Oireachtas Joint and Select Committees

Wednesday, 6 March 2013

Committee on Finance, Public Expenditure and Reform: Select Sub-Committee on Finance

Finance Bill 2013: Committee Stage

3:50 pm

Photo of Michael NoonanMichael Noonan (Limerick City, Fine Gael) | Oireachtas source

The requirement is to refurbish. It must be noted that all the Georgian houses we are talking about in this pilot project are all listed buildings. This will be a hard project to get off the ground because of the restrictions that are always placed on listed buildings. That means that, in the first instance, planning permission will have to be obtained from the local authority before major refurbishment can take place. The Bill includes provisions whereby the local authorities must grant permission for the works to take place before works can commence. Then they must provide certification that the cost and standard of these works is acceptable. There will be an input from the Department of Arts, Heritage and the Gaeltacht and, I presume, from the Georgian Society, because we had some preliminary contact with it. If the scheme becomes too restrictive, it will not happen. What we want is to get people back living in the city and we want them living in buildings that are appropriately refurbished to maintain their architectural integrity. In my briefing note I said that we would envisage a number of residential units being in one of those large buildings. Previously, in their heyday, in the first Georgian phase, they operated on an upstairs and downstairs basis but they were all the one residence.

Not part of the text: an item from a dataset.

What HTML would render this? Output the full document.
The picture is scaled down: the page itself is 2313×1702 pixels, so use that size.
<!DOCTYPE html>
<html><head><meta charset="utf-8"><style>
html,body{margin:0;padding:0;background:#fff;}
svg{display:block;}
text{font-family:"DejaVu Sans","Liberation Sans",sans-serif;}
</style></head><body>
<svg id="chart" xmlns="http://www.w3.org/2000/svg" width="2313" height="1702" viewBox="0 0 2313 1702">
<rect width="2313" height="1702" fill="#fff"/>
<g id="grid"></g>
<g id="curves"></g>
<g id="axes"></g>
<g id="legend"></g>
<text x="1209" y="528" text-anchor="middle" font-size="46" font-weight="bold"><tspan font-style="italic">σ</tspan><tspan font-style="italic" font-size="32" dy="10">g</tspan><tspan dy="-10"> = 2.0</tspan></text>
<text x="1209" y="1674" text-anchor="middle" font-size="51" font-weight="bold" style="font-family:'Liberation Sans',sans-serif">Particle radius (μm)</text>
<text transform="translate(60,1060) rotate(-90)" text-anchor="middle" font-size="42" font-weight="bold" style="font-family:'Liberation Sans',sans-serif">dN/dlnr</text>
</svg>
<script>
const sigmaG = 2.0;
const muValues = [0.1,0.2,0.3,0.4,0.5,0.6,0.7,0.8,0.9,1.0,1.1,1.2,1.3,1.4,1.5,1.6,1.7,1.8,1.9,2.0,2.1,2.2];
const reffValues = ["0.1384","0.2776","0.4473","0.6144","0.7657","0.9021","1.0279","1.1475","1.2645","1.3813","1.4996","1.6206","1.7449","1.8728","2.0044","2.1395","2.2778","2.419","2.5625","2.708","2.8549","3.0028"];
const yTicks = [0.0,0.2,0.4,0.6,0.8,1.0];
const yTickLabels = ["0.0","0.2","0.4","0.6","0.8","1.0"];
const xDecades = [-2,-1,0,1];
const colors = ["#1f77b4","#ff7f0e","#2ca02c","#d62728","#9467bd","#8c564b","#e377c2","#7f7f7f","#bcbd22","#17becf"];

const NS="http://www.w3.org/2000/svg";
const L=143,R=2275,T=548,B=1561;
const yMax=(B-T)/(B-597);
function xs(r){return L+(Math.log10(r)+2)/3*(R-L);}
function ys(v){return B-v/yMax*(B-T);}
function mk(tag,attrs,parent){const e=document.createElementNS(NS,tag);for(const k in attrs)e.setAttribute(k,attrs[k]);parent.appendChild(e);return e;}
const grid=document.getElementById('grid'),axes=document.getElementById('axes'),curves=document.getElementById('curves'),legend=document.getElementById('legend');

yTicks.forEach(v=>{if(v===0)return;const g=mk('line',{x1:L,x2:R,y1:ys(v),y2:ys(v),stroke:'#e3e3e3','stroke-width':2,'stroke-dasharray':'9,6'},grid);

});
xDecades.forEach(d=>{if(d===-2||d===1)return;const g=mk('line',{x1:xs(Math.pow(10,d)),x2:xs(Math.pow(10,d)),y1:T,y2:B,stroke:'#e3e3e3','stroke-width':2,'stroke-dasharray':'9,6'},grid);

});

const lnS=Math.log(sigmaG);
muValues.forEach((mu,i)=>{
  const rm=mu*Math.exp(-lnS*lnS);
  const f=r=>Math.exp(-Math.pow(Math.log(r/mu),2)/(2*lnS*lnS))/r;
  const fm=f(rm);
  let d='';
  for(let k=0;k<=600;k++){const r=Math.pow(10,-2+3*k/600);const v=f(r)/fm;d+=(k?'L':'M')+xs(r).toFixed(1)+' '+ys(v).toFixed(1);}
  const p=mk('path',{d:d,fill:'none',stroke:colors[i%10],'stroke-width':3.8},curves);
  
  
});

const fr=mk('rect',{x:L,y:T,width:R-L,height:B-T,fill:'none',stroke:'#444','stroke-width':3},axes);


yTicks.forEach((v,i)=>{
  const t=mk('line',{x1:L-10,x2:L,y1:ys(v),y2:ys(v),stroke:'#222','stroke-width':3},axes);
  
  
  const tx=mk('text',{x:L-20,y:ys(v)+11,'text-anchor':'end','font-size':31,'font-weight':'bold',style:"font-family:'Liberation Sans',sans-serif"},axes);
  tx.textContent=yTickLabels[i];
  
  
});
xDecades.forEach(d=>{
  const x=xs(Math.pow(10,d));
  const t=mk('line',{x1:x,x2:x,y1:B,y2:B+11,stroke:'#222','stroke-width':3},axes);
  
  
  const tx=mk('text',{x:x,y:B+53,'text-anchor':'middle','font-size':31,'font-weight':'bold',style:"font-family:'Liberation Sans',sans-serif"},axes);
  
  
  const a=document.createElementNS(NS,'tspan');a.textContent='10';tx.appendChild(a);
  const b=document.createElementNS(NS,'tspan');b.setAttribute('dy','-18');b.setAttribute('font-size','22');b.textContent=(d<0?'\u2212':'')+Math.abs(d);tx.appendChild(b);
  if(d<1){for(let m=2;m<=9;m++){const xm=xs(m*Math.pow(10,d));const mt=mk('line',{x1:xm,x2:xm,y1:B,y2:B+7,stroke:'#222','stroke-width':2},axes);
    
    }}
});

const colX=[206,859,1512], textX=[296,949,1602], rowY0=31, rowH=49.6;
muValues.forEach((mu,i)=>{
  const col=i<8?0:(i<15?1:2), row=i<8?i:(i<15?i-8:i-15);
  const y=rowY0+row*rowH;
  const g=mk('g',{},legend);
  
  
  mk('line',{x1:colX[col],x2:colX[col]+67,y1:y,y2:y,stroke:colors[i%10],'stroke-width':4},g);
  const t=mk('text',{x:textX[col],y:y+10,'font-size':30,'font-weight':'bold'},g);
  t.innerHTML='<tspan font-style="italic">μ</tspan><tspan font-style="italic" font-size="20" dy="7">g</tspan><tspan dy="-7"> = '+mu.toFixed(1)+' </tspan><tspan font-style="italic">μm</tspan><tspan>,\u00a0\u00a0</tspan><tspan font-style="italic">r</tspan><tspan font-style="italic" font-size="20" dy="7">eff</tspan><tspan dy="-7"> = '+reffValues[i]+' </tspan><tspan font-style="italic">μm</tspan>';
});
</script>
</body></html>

To put them into two or more residences is obviously a change of use from what they were historically but I think that can be done very tastefully. It seems that would require the installation of lifts. Some have lifts installed already because they were operating for a number of years as multi-floor offices with different renters at different floor levels. Some still have the stairways. The common factor is that the facades look reasonably well but they are empty and most have no economic or social use at present. There are exceptions but that is the way with most of them. This is an attempt to revitalise them. I am conscious of what the Chairman has said. The restrictions have to be put in place to protect the architectural integrity of the buildings and, at the same time, they have to be doable.

If a family pays €50,000, €60,000 or €80,000 for one of these buildings which requires serious refurbishment and if the restrictions put on them add a couple of hundred thousand euro to the refurbishment costs, there comes a point where it is not worth doing. Ultimately, it has to relate to the market. As one can only get tax write-offs to the maximum of the income tax one pays, there is an automatic cap on what can happen. It is worth trying. I am aware that the new local authority intends planning to develop some of the two storey and the three storey Georgian buildings which are in other parts of the city. It can fulfil that part of the commitment to make it a living city. There are several storey Georgian buildings uptown around the Crescent and the railway station and from the Crescent to the People's Park where the most demonstrable buildings are located. There are Georgian terraces elsewhere. I can see how some of them would work immediately because they are within the compass of somebody who would like to live in the city and would get the tax break. It would be an attractive thing to do. What inhibits the uptown end of the project is the very size of the buildings, unless one was able to divide.